I sighed and exited the room, only to find Donovan and Raven arguing with each other in the hallway.
"We've got a problem. Gary and Jack came up with their solution."
I watched with great satisfaction as their faces blanched. Teach them to barge into my office.
"They've managed to, well...remember the Care Bears. There was like a green one and a purple one and-"
"There was Tenderheart Bear and Cheer Bear and...I mean," Raven looked at both of our faces. "Shut up!"
"Whatever," I shrugged. "Anyway, Gary and Jack have managed to clone Missile Defense Bear."
"I don't remember-" Raven began just as a beam of ruby-red laser light burst out of the lecture room and melted a nearby plaque.
"Wow!" Donovan said, staring inside. "He just fired laser beams out of his eyes. That is so frickin' awesome!"
"Will you shut up!"
Then there was the thump of heavy footsteps outside.
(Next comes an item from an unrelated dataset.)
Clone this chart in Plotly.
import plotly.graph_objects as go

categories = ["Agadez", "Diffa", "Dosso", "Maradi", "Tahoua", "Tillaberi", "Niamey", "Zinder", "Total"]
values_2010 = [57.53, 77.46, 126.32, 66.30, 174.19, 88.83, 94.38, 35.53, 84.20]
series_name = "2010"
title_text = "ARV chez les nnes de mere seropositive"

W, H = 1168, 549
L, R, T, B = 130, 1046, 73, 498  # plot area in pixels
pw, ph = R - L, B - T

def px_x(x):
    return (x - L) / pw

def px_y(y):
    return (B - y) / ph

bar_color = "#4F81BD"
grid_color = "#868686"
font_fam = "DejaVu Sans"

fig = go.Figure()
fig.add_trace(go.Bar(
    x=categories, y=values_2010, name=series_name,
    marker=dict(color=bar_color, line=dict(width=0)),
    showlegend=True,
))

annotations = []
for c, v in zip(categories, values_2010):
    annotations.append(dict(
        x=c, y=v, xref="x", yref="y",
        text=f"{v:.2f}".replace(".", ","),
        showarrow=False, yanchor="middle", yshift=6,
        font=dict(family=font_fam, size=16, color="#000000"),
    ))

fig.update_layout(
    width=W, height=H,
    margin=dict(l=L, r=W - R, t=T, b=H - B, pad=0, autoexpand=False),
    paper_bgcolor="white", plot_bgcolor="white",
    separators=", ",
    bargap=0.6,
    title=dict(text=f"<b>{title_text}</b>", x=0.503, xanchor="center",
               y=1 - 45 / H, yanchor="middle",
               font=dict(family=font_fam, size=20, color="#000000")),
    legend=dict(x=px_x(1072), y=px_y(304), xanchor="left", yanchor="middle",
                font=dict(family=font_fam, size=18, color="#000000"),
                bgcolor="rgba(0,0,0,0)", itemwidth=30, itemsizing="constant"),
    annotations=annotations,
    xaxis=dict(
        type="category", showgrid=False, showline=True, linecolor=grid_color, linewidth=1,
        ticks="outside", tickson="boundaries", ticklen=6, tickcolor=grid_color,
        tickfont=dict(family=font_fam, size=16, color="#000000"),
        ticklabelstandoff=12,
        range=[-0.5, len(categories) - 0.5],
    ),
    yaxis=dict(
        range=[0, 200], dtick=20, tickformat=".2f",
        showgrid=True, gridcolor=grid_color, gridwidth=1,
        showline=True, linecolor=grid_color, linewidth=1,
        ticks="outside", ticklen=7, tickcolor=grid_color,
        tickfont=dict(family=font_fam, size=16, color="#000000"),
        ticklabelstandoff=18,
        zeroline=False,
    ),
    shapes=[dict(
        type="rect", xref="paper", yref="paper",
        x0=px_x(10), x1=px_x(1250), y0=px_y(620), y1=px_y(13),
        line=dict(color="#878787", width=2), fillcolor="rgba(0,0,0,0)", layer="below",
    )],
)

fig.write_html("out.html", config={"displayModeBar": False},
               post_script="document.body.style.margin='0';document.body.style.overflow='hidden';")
The doors opened. And a whole gang of pandas, wearing leather jackets and carrying various heavy biking tools walked through the doors and squarely into the lecture hall. Feeling a bit worried, we followed the last one. All the pandas had lined up on one end of the room. All the polar bars were on the other side. It looked like somebody had accidentally merged a National Geographic special with West Side Story. All the animals were growling at each other.
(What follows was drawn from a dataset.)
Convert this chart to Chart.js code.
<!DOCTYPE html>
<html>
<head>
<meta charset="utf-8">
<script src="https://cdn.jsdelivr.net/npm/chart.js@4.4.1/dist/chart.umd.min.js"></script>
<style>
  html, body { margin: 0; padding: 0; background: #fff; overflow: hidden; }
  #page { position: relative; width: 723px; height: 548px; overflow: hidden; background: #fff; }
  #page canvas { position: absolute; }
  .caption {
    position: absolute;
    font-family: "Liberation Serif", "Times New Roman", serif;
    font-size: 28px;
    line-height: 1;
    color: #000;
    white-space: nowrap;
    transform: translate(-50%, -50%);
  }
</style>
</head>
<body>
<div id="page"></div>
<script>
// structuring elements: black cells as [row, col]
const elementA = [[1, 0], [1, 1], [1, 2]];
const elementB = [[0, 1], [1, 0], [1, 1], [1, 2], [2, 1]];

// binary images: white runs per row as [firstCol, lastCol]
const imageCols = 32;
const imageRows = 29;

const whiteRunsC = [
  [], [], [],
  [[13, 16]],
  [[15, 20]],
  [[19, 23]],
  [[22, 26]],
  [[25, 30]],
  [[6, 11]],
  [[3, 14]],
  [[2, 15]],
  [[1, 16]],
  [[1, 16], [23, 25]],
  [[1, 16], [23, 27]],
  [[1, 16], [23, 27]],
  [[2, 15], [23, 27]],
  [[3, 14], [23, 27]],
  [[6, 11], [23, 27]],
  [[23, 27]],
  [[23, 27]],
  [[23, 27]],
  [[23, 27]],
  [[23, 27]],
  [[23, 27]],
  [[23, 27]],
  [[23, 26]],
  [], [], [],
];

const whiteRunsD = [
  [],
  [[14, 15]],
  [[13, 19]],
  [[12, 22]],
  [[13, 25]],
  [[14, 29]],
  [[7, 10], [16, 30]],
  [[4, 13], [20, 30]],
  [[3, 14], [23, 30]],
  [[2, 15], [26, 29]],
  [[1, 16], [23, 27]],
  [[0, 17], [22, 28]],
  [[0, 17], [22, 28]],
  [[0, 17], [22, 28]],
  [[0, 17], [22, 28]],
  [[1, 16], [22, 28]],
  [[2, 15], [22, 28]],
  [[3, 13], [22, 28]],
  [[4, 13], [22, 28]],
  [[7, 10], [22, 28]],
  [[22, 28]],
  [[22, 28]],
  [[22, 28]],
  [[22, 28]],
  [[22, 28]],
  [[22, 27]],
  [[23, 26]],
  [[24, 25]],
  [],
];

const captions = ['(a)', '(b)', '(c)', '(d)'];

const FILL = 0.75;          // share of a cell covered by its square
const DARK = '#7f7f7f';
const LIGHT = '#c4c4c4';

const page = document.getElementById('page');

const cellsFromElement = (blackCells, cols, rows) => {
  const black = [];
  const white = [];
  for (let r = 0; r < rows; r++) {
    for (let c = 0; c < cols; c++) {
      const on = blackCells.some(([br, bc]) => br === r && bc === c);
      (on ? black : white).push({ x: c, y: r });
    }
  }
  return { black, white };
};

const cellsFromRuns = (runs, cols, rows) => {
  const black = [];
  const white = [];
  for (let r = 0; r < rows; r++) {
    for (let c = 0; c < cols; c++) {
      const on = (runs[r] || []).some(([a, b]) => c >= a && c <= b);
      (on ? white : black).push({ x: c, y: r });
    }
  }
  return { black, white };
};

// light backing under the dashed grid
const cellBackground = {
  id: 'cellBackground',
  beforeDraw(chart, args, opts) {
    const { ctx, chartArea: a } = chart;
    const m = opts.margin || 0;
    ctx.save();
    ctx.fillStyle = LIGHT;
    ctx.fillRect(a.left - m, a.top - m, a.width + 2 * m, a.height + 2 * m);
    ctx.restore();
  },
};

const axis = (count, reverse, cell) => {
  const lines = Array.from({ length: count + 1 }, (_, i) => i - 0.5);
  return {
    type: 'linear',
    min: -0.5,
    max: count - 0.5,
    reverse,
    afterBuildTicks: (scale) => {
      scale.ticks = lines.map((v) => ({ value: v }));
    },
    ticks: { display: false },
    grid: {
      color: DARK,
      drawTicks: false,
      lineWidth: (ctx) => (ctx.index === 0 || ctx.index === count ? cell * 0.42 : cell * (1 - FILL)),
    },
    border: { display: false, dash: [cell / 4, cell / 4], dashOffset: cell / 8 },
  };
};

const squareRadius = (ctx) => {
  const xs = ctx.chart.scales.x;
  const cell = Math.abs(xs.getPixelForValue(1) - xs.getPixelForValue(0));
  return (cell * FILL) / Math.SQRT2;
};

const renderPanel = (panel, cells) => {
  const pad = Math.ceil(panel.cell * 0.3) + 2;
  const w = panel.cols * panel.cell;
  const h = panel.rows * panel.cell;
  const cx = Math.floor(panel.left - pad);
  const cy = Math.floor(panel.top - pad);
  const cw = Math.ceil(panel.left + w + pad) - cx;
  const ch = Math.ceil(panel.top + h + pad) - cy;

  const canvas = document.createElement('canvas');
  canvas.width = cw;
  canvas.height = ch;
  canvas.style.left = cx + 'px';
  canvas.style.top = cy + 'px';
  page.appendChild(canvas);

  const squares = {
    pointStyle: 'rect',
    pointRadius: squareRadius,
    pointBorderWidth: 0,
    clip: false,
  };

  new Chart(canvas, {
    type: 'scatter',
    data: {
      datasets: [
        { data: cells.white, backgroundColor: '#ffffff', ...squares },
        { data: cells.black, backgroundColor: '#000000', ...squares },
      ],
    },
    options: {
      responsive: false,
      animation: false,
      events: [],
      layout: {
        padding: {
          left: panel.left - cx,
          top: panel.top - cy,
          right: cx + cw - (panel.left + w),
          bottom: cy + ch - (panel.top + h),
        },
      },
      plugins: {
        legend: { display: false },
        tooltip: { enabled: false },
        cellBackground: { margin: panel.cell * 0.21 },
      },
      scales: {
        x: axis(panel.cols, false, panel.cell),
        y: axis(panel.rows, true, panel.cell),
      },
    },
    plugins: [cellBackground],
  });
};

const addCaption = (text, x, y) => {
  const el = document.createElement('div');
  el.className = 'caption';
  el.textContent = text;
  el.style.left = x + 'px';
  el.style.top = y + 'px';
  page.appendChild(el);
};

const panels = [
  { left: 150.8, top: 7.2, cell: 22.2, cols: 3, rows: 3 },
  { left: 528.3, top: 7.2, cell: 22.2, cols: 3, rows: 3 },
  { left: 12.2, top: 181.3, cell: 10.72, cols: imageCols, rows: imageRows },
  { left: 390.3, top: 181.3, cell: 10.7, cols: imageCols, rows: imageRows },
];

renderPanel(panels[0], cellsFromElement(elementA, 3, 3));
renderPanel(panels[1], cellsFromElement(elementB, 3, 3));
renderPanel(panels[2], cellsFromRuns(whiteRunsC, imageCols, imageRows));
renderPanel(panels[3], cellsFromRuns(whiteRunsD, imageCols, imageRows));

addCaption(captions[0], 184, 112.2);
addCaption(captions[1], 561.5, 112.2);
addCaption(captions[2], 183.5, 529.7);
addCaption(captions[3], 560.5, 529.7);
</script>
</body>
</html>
"Raven," I whispered, "you can do that commune with the animals thing, can't you. You know, getting in touch with your inner spirit animal or whatever you do?"
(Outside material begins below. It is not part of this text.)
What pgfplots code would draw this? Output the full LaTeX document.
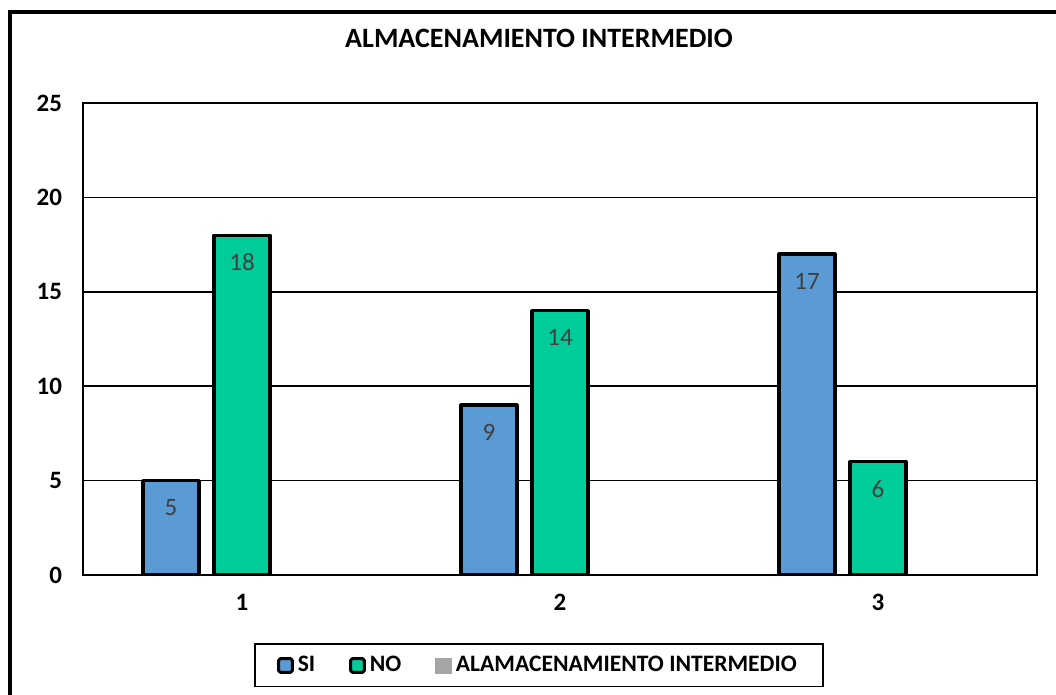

"Actually," Raven began with the air of a true aficionado, "it's a mix between techniques developed in eclectic branches of-"
"I don't care if it's something you got off of a Cracker Jack box," I hissed. "Just tell me what they're saying."
She pointed slightly. "That panda just told the polar bears that their mothers were so wimpy they had to go out and buy fur coats just to get through winter."
"Is that an insult to a polar bear?"
"Do polar bears's eyes usually glow like that?"
"I'll take that as a yes." I sighed and looked around at both Donovan and Raven who were suddenly looking a bit forlorn.
"I'll go start filling out the insurance forms," Donovan said.
"I'll evacuate the building," Raven said.
"I guess I'll go tell students that classes are canceled." I turned to walk out just as a one thousand pound polar bear was sent crashing through the doorframe in front of me.
Anyway, I'm writing this just to tell the rest of the department that the trip we had planned to go to the zoo is definitely off until the zoo management can figure out how to refit the polar bear exhibit with laser-proof glass.